— start of Source records —

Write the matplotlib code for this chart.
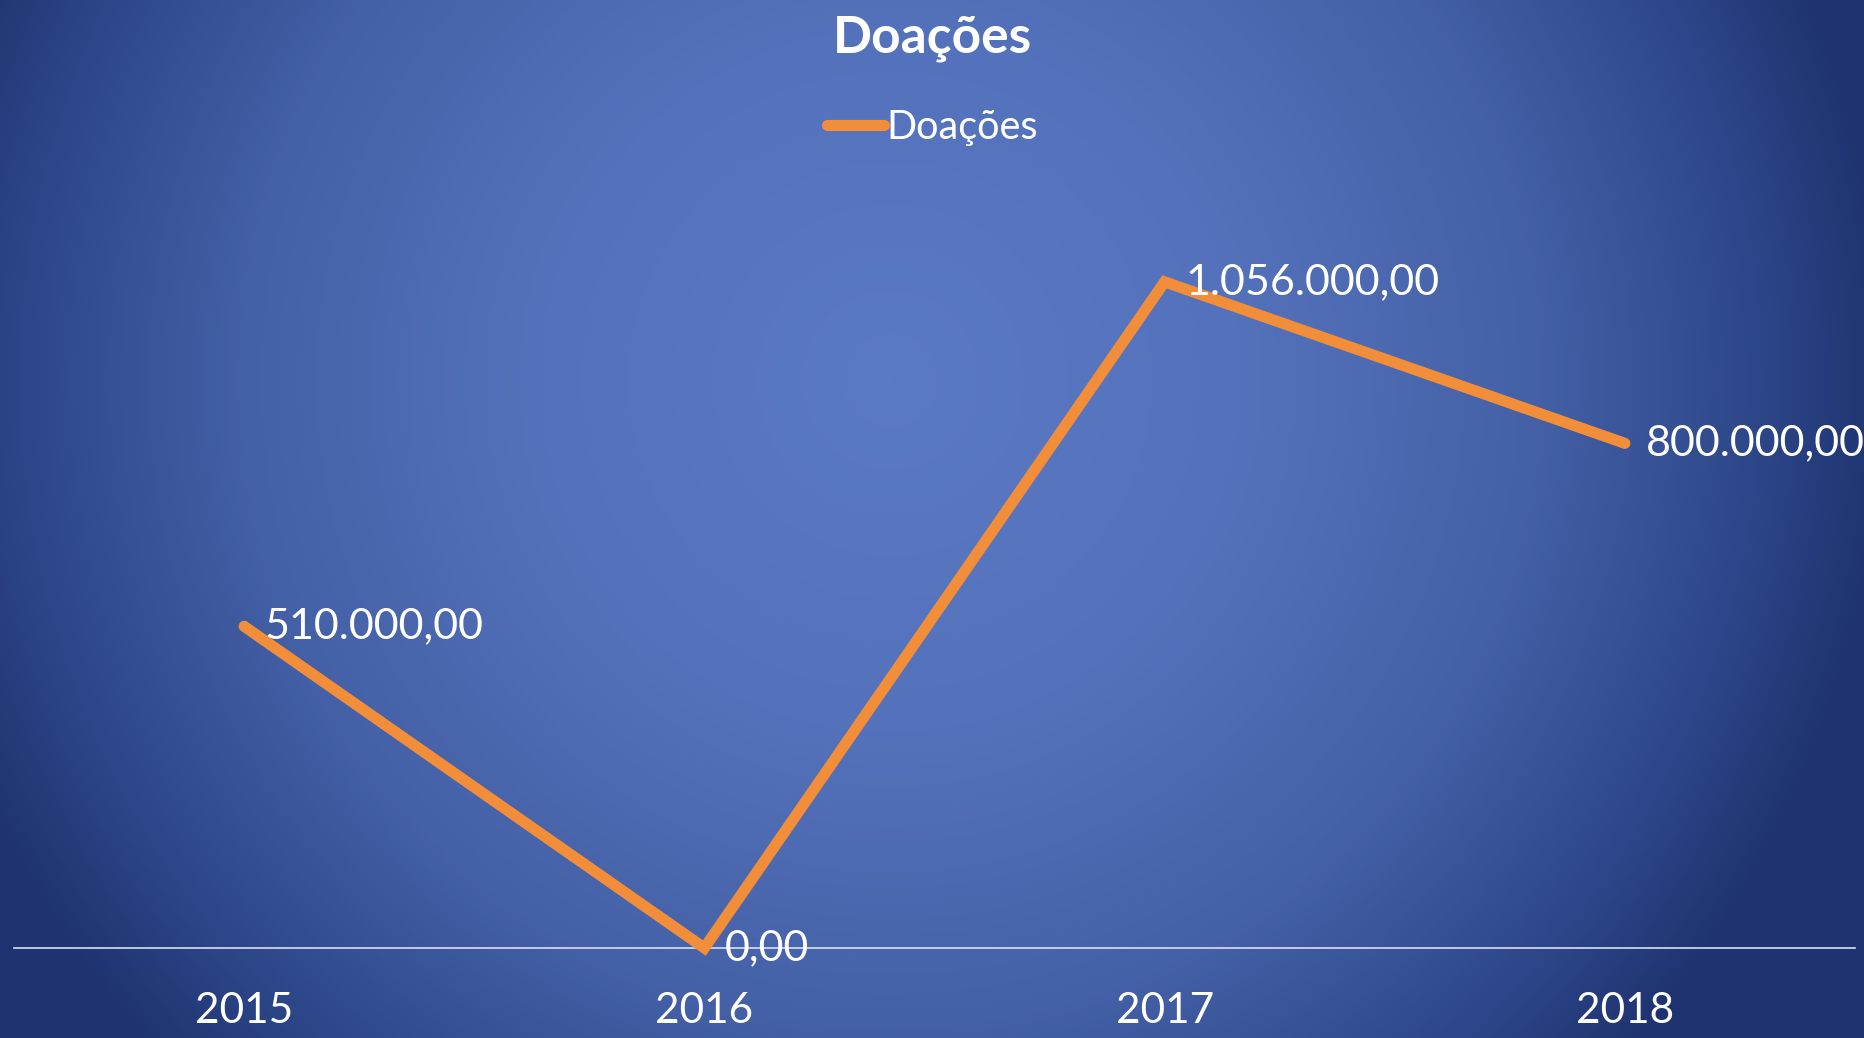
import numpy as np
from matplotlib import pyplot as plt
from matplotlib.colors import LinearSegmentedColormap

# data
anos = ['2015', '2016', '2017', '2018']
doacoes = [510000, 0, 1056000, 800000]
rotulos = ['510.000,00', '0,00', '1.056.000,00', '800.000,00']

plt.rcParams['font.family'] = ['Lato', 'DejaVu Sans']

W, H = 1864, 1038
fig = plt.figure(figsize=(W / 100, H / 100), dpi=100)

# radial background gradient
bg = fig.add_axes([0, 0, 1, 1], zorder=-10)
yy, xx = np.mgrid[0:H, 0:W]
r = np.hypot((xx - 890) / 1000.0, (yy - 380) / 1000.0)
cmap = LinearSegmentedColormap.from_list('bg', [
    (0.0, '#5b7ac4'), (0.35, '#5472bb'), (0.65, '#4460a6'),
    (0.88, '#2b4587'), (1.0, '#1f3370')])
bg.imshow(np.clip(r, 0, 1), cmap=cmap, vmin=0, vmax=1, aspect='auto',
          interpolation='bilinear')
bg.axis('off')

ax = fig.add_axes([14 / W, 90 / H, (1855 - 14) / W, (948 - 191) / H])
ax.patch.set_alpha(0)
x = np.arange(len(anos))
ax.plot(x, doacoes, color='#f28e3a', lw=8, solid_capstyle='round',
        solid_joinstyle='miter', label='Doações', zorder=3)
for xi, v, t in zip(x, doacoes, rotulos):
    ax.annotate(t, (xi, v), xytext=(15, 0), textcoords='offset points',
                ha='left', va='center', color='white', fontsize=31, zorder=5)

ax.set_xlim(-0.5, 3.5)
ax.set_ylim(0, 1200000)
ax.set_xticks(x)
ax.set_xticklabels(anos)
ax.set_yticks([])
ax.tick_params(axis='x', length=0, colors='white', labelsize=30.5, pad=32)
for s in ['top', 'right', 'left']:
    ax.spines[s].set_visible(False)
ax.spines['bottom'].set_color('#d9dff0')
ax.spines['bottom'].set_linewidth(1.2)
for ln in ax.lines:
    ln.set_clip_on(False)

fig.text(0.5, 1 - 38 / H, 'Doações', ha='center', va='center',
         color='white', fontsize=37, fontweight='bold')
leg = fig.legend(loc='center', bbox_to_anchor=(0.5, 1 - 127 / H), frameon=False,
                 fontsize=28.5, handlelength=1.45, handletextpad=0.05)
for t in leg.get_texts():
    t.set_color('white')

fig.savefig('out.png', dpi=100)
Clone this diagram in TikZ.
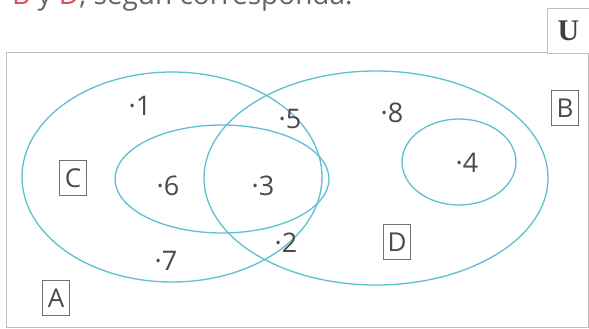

— end of Source records —

### Task requirements
Exactly as written, repeat the lines from the beginning of the entries up to and including the line with "fig = plt.figure(figsize=(W", but not the pictures.

### Response to the task
Write the matplotlib code for this chart.
import numpy as np
from matplotlib import pyplot as plt
from matplotlib.colors import LinearSegmentedColormap

# data
anos = ['2015', '2016', '2017', '2018']
doacoes = [510000, 0, 1056000, 800000]
rotulos = ['510.000,00', '0,00', '1.056.000,00', '800.000,00']

plt.rcParams['font.family'] = ['Lato', 'DejaVu Sans']

W, H = 1864, 1038
fig = plt.figure(figsize=(W / 100, H / 100), dpi=100)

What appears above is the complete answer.